Bear Hide: Homestead Ruins, Bear Sign & a Hole in the Rock Nobody Can Explain
- Rachel Joel

- May 14
- 4 min read
By Rachel Joel · AZ Places · Tonto National Forest
There are places in the Tonto National Forest that show up on maps but give very little away about what's actually there. Bear Hide is one of them. Near the community of Bear Flat, about 14 miles east of Payson on Highway 260, down an easy forest road through the pines, sits a genuinely layered and rewarding dispersed camping area in central Arizona that keeps drawing us back. We have been back multiple times — in 2017, 2018 and most recently October 2025 — and discovered something new on every single trip.

Getting There & Camping
Turn off Highway 260 just past mile marker 266 onto FR 405, then head east toward FR 405A. The camping section of the road is easy — suitable for most vehicles, winding through ponderosa pine with dispersed sites spread along both FR 405 and FR 405A. Tonto Creek and the Bear Flat Trailhead are further down FR 405, past the camping area, where the road narrows and descends steeply with abrupt hairpin turns and drop-offs. That lower section is a day activity drive from camp — not the camping road itself. The Forest Service has installed mirrors at the sharpest turns on the lower road to help drivers see oncoming traffic.
The Bear Hide Group Site
The Bear Hide Group Site is our favorite site on forest road 405 and one of the more interesting dispersed camping spots we have come across in the Tonto National Forest. It is genuinely large and genuinely private — across multiple visits we have only once shared it with another camper. What makes it remarkable is what it holds: the remains of an old homestead. Stone foundations and partial walls still stand in the trees. An apple tree that no one planted recently still produces. A blackberry patch grows nearby — wild and productive in August, when we have picked fruit directly from the canes. Wild grapes also grow in the area, beginning to ripen by late August and early September.
Down the Canyon
A trail leads down the canyon from Bear Hide Group Site to a spring — a reliable water source worth knowing about. This spring is not tapped for drinking, but worth soaking your feet in or your hat. Beyond the spring the canyon continues toward Tonto Creek and the Hellsgate Wilderness, but there is no established trail past the water. We have explored this stretch on foot, pushing through the brush, but have not yet completed the full route to Tonto Creek. That is still on the list.

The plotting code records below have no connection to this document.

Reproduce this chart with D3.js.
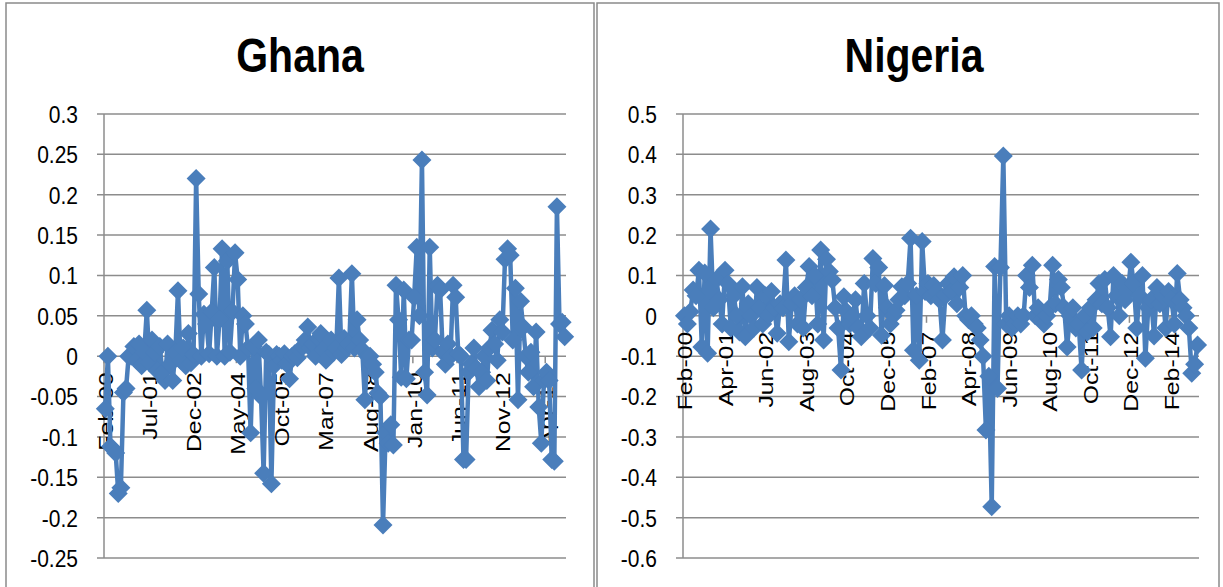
<!DOCTYPE html>
<html>
<head>
<meta charset="utf-8">
<script src="https://cdn.jsdelivr.net/npm/d3@7/dist/d3.min.js"></script>
<style>
  html, body { margin: 0; padding: 0; background: #ffffff; }
  svg { display: block; }
  text { font-family: "Liberation Sans", Arial, sans-serif; fill: #000; }
</style>
</head>
<body>
<svg id="chart" width="1223" height="587"></svg>
<script>
// Monthly series, Feb-2000 .. Nov-2014
const startMonth = new Date(2000, 1, 1);
const monthCount = 178;

const ghanaValues = [
  -0.065, 0.0, -0.112, -0.115, -0.12, -0.17, -0.163, -0.045, -0.04, 0.0,
  0.0, 0.012, -0.005, 0.015, -0.012, 0.005, 0.057, -0.008, 0.02, 0.005,
  -0.018, 0.012, -0.02, -0.03, 0.015, -0.01, -0.03, 0.005, 0.081, -0.005,
  0.01, -0.012, 0.028, -0.008, 0.002, 0.22, 0.077, 0.0, 0.052, 0.04,
  0.003, 0.055, 0.11, 0.0, 0.045, 0.133, 0.0, 0.118, 0.005, 0.055,
  0.128, 0.095, 0.0, 0.05, 0.04, 0.01, -0.095, 0.012, -0.04, 0.02,
  -0.05, -0.145, 0.005, 0.002, -0.158, -0.012, 0.002, 0.0, -0.005, 0.003,
  -0.01, -0.028, 0.0, 0.003, -0.002, 0.008, 0.012, 0.02, 0.036, 0.01,
  0.015, 0.0, 0.022, 0.028, 0.008, -0.005, 0.015, 0.02, 0.005, 0.01,
  0.097, 0.002, 0.022, 0.01, 0.015, 0.102, 0.01, 0.045, 0.02, 0.008,
  -0.054, 0.0, 0.0, -0.01, -0.02, -0.046, -0.05, -0.209, -0.095, -0.108,
  -0.085, -0.11, 0.088, 0.045, -0.026, 0.082, -0.028, 0.02, 0.02, 0.073,
  0.135, 0.05, 0.243, -0.02, -0.048, 0.135, 0.01, 0.02, 0.088, 0.082,
  0.005, -0.01, 0.015, 0.0, 0.088, 0.073, 0.003, 0.0, -0.128, -0.128,
  -0.02, -0.01, 0.01, -0.015, -0.038, -0.02, 0.0, -0.03, 0.01, 0.032,
  0.015, -0.005, 0.045, 0.03, 0.12, 0.133, 0.125, 0.02, 0.084, -0.054,
  0.068, 0.036, 0.0, -0.02, 0.005, -0.038, 0.03, -0.063, -0.108, -0.03,
  -0.02, -0.03, -0.128, -0.13, 0.185, 0.04, 0.042, 0.024
];

const nigeriaValues = [
  0.0, -0.02, 0.01, 0.064, 0.05, 0.113, -0.077, 0.106, -0.093, 0.215,
  0.02, 0.09, 0.04, -0.02, 0.113, 0.08, -0.03, 0.05, 0.0, -0.04,
  0.072, -0.052, 0.03, 0.0, -0.03, 0.07, 0.02, -0.02, 0.05, 0.0,
  0.06, 0.02, -0.043, 0.03, 0.02, 0.138, -0.064, 0.03, 0.05, -0.02,
  0.04, -0.03, 0.07, 0.122, 0.05, 0.1, -0.02, 0.163, -0.06, 0.14,
  0.11, 0.089, 0.02, -0.03, -0.134, 0.047, 0.01, -0.02, 0.0, 0.04,
  -0.03, -0.052, 0.08, 0.0, -0.03, 0.142, 0.08, 0.12, -0.048, 0.075,
  0.02, -0.02, 0.0, 0.014, 0.04, 0.072, 0.05, 0.08, 0.192, -0.085,
  0.05, -0.11, 0.184, 0.06, 0.08, 0.05, 0.075, 0.06, 0.04, -0.06,
  0.05, 0.08, 0.06, 0.097, 0.03, 0.07, 0.1, 0.0, -0.01, 0.0,
  -0.02, -0.03, -0.06, -0.1, -0.283, -0.15, -0.473, 0.122, -0.18, 0.12,
  0.396, -0.02, 0.0, -0.03, -0.019, 0.0, -0.02, 0.0, 0.1, 0.07,
  0.125, 0.0, 0.02, -0.01, -0.02, 0.0, 0.02, 0.125, 0.03, 0.09,
  0.07, 0.02, -0.077, 0.0, 0.02, -0.03, -0.02, -0.134, 0.0, -0.04,
  0.02, -0.03, 0.04, 0.08, 0.03, 0.09, 0.02, -0.052, 0.1, 0.05,
  0.0, 0.08, 0.04, 0.06, 0.133, 0.08, -0.03, 0.05, 0.1, -0.105,
  0.02, 0.04, -0.05, 0.07, 0.03, 0.05, -0.03, 0.06, 0.04, -0.02,
  0.105, 0.04, 0.02, 0.0, -0.03, -0.142, -0.12, -0.072
];

const ghanaYTicks = [0.3, 0.25, 0.2, 0.15, 0.1, 0.05, 0, -0.05, -0.1, -0.15, -0.2, -0.25];
const nigeriaYTicks = [0.5, 0.4, 0.3, 0.2, 0.1, 0, -0.1, -0.2, -0.3, -0.4, -0.5, -0.6];

const ghanaXTicks = ["Feb-00", "Jul-01", "Dec-02", "May-04", "Oct-05", "Mar-07",
  "Aug-08", "Jan-10", "Jun-11", "Nov-12", "Apr-14"];
const nigeriaXTicks = ["Feb-00", "Apr-01", "Jun-02", "Aug-03", "Oct-04", "Dec-05",
  "Feb-07", "Apr-08", "Jun-09", "Aug-10", "Oct-11", "Dec-12", "Feb-14"];

const fmtMonth = d3.timeFormat("%b-%y");
const categories = d3.range(monthCount).map(i => fmtMonth(d3.timeMonth.offset(startMonth, i)));

const svg = d3.select("#chart");
const lineColor = "#4a7ebb";
const gridColor = "#8c8c8c";
const textStretch = 1.18;

function drawPanel(cfg) {
  const g = svg.append("g");

  // chart frame
  g.append("rect")
    .attr("x", cfg.frame[0]).attr("y", cfg.frame[1])
    .attr("width", cfg.frame[2] - cfg.frame[0])
    .attr("height", cfg.frame[3] - cfg.frame[1])
    .attr("fill", "#fff").attr("stroke", "#8a8a8a").attr("stroke-width", 1.5);

  // title
  g.append("text")
    .attr("transform", `translate(${cfg.titleX},72) scale(1,${textStretch})`)
    .attr("text-anchor", "middle")
    .style("font-weight", "bold")
    .style("font-size", "41px")
    .text(cfg.title);

  const x = d3.scaleBand().domain(categories).range([cfg.left, cfg.right]);
  const y = d3.scaleLinear().domain(cfg.yDomain).range([558, 114]);
  const cx = c => x(c) + x.bandwidth() / 2;

  // horizontal gridlines with left tick stubs
  g.append("g").selectAll("line").data(cfg.yTicks).join("line")
    .attr("x1", cfg.left - 7).attr("x2", cfg.right)
    .attr("y1", d => y(d)).attr("y2", d => y(d))
    .attr("stroke", gridColor).attr("stroke-width", 1.5);

  // vertical value axis
  g.append("line")
    .attr("x1", cfg.left).attr("x2", cfg.left)
    .attr("y1", y(cfg.yDomain[1])).attr("y2", y(cfg.yDomain[0]))
    .attr("stroke", gridColor).attr("stroke-width", 1.5);

  // value labels
  g.append("g").selectAll("text").data(cfg.yTicks).join("text")
    .attr("transform", d => `translate(${cfg.labelRight},${y(d)}) scale(1,${textStretch})`)
    .attr("text-anchor", "end")
    .attr("dy", "0.36em")
    .style("font-size", "21px")
    .text(d => String(d));

  // category tick marks below the zero line
  const tickIdx = d3.range(0, monthCount, cfg.step);
  g.append("g").selectAll("line").data(tickIdx).join("line")
    .attr("x1", i => x(categories[i])).attr("x2", i => x(categories[i]))
    .attr("y1", y(0)).attr("y2", y(0) + 7)
    .attr("stroke", gridColor).attr("stroke-width", 1.5);

  // category labels, rotated
  g.append("g").selectAll("text").data(cfg.xTicks).join("text")
    .attr("transform", d => `translate(${cx(d)},${y(0) + 16}) rotate(-90) scale(${textStretch},1)`)
    .attr("text-anchor", "end")
    .attr("dy", "0.36em")
    .style("font-size", "21px")
    .text(d => d);

  // series line
  const line = d3.line()
    .x((d, i) => cx(categories[i]))
    .y(d => y(d));
  g.append("path")
    .datum(cfg.values)
    .attr("d", line)
    .attr("fill", "none")
    .attr("stroke", lineColor)
    .attr("stroke-width", 4.5)
    .attr("stroke-linejoin", "round");

  // diamond markers
  const r = 9.5;
  g.append("g").selectAll("path").data(cfg.values).join("path")
    .attr("transform", (d, i) => `translate(${cx(categories[i])},${y(d)})`)
    .attr("d", `M0,${-r}L${r},0L0,${r}L${-r},0Z`)
    .attr("fill", lineColor);
}

drawPanel({
  title: "Ghana", titleX: 300,
  frame: [6, 3, 594, 592],
  left: 104, right: 566, labelRight: 78,
  yDomain: [-0.25, 0.3], yTicks: ghanaYTicks,
  xTicks: ghanaXTicks, step: 17,
  values: ghanaValues
});

drawPanel({
  title: "Nigeria", titleX: 914,
  frame: [597, 3, 1219, 592],
  left: 683, right: 1199, labelRight: 657,
  yDomain: [-0.6, 0.5], yTicks: nigeriaYTicks,
  xTicks: nigeriaXTicks, step: 14,
  values: nigeriaValues
});
</script>
</body>
</html>
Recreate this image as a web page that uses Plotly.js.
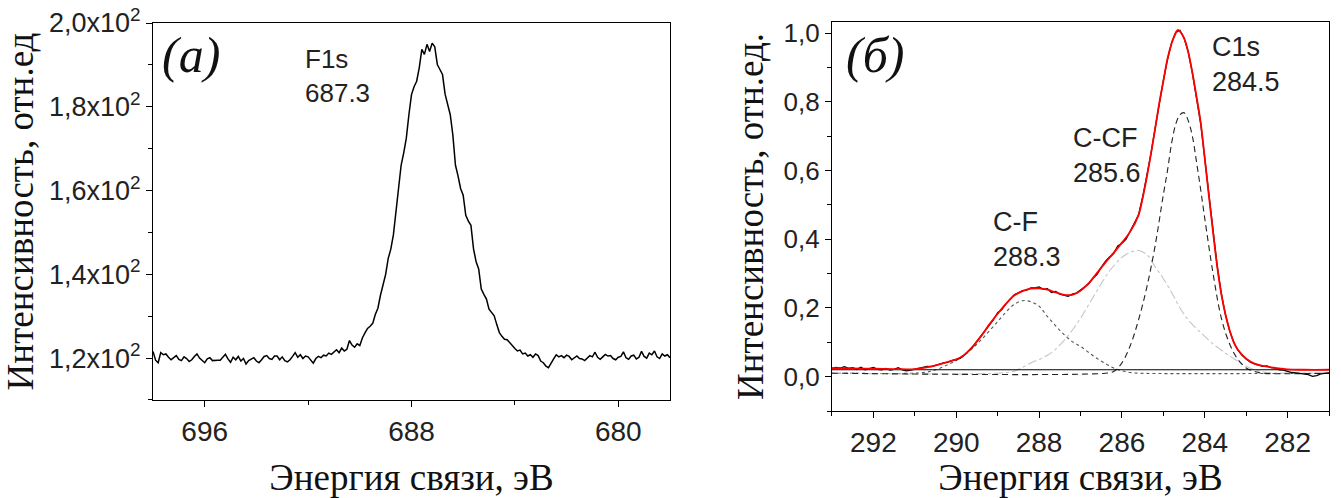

Along the way we found a large hole excavated in the rock. Not a natural formation. Someone dug this by hand, deliberately, at some point in the past. What they were looking for we have never determined. It sits there in the canyon, purpose unknown, waiting for someone to figure it out.
Bear Country
The name Bear Hide is not decorative. In 2017 we discovered a downed trail camera in the area — still containing photos of elk and bear. In 2025 we found a burnt log near camp with claw marks scored into the charred wood, consistent with bear activity. We have found bear scat on multiple trips and there have been moments on the ridge hikes where the sensation of being watched was difficult to dismiss. Standard bear country protocols apply — store food properly, dogs on leash, stay aware of your surroundings. The wildlife here is real and present.
The Ridge Hikes
The hills surrounding the camping area reward those willing to climb them. Hike to the ridgeline and the views open dramatically — canyon country in every direction and a clear sightline to the Mogollon Rim in the distance. In October 2025 the cottonwoods and sycamores along Tonto Creek below were blazing orange — one of the better fall color displays we have seen in central Arizona. In May wildflowers and cactus blooms fill the lower terrain. The area gives something different in every season.
Bear Flat Trailhead & Hellsgate Wilderness — a day hike from camp
At the end of FR 405, near the Bear Flat community along Tonto Creek, sits the Bear Flat Trailhead where a campground once existed. Camping is no longer permitted at this location, but it is well worth the drive down the lower road as a day activity. The trailhead provides access to Bear Flat Trail #178 and the Hellsgate Wilderness beyond.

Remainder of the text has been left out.